Further than we’ve ever walked

From Alice Bartlett’s blog, weak notes, where she quotes from an entry of Feminist Friday:

This week my thoughts have particularly turned to parents, and to parents who are working from home while their kids are under their feet and bored. I am sorry if this is you and good luck with it all. It reminds me though of a time that I very vaguely remember – I must have been three or thereabouts. There was a time when, for no clear reason that I could see, my dad was in the house way more than usual. He’d take me for a walk every day, along the little river at the back of the estate we lived on. One day we collected watercress and took it home, and my mum made soup with it. On another day, we walked through a gate that we’d not been through before, and I said “is this further than we’ve ever walked”, and my dad looked at me and smiled and said “yes darling, this is further than we’ve ever walked.”
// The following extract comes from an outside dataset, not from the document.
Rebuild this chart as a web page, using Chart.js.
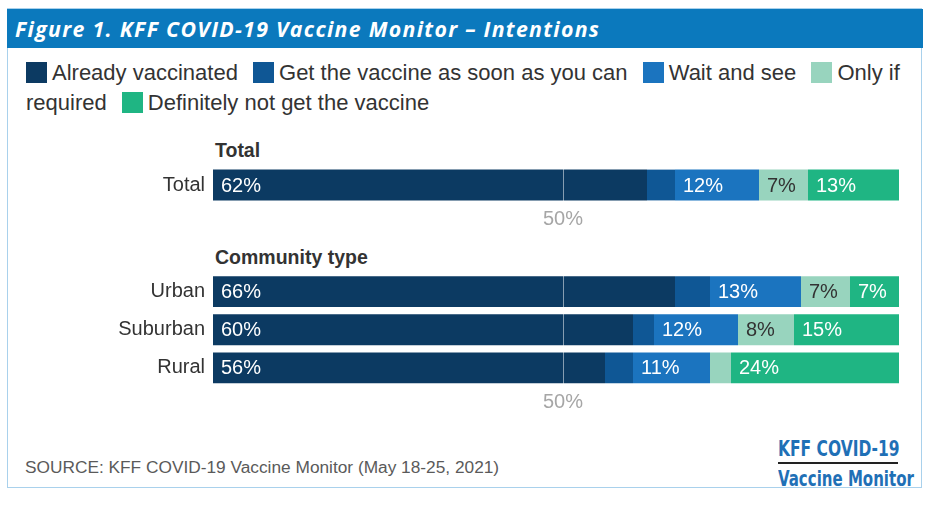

Absolutely halcyon days. Perfect.

Anyway, recently – maybe 18 months ago – my dad said to me, “you were very young, but do you remember when [employer] was making everyone take unpaid leave for two weeks at a time and me and you went on those walks along the burn?”. It made me realise that these times of, for me, absolute magic, must have for him been conducted at an incredible pitch of stress; one small child, another on the way, a mortgage, suddenly half the salary you were expecting for a month.

Where I’m going with this, I guess, is that when you talk to your kids about this in the future you might say “do you remember that time of plague, when everything was awful and so stressful” and they will say “you mean those amazing times of unfettered ipad access and you were always there bringing the funtimes, they were beautiful, it could have lasted forever.”